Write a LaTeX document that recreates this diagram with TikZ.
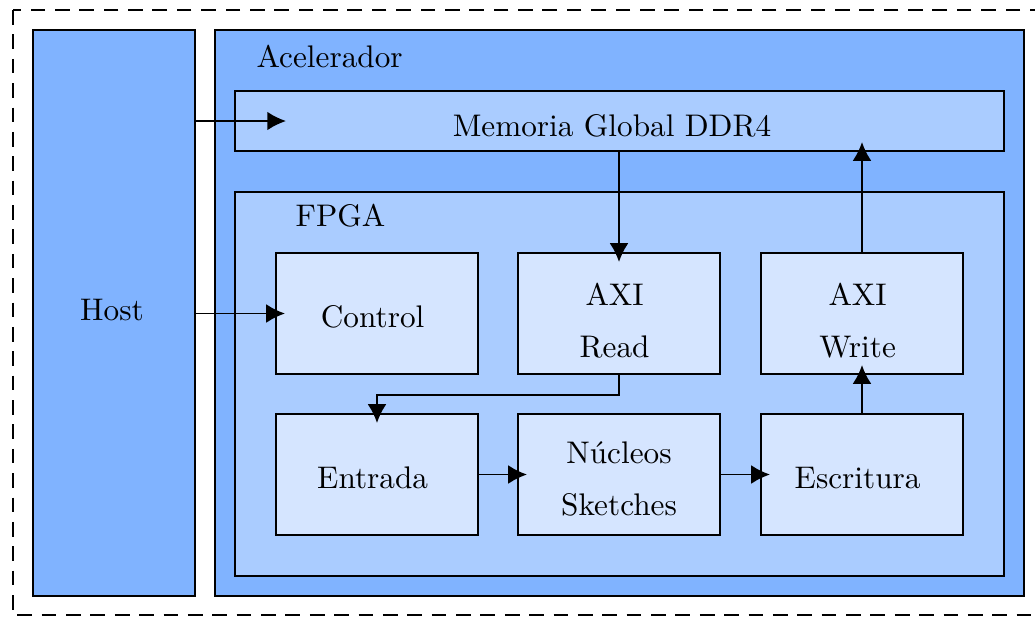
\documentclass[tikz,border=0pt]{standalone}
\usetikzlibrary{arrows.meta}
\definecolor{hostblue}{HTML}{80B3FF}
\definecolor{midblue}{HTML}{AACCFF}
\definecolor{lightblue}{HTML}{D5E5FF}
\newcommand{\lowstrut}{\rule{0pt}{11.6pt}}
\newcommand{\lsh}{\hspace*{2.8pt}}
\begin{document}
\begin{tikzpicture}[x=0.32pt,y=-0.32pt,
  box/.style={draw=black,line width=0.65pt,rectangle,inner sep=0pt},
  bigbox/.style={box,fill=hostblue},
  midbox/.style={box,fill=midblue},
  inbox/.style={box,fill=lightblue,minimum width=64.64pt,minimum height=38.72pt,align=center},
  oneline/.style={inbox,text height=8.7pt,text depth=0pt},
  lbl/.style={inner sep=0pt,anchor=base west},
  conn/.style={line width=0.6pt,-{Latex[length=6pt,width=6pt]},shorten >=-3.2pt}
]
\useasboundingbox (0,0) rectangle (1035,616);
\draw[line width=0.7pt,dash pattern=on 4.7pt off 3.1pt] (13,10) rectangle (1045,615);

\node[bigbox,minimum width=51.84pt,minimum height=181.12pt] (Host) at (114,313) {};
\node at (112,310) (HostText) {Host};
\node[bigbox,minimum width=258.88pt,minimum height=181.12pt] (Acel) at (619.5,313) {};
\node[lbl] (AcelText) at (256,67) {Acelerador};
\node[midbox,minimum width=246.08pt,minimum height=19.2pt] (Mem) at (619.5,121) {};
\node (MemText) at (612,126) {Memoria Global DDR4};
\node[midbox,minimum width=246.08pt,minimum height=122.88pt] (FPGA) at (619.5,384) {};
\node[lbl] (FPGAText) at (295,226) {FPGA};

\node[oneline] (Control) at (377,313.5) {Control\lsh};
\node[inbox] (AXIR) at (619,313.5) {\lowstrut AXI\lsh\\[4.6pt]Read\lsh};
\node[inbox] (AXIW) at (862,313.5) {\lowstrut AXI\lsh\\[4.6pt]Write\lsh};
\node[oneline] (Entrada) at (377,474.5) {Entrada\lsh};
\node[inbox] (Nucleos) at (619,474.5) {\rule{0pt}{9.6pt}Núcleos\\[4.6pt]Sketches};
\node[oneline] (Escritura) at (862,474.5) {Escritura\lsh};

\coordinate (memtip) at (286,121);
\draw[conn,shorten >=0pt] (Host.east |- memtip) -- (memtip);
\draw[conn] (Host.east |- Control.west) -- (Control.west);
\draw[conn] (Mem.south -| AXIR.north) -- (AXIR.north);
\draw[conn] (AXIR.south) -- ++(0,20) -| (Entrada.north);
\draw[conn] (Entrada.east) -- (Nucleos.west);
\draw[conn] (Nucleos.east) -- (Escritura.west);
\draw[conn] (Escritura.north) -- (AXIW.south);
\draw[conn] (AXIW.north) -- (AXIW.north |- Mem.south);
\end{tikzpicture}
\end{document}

● ● ● ● ● ● ●

Required work:
Identify each line containing the string "Write" and copy it out.

Reply:
Write a LaTeX document that recreates this diagram with TikZ.
\node[inbox] (AXIW) at (862,313.5) {\lowstrut AXI\lsh\\[4.6pt]Write\lsh};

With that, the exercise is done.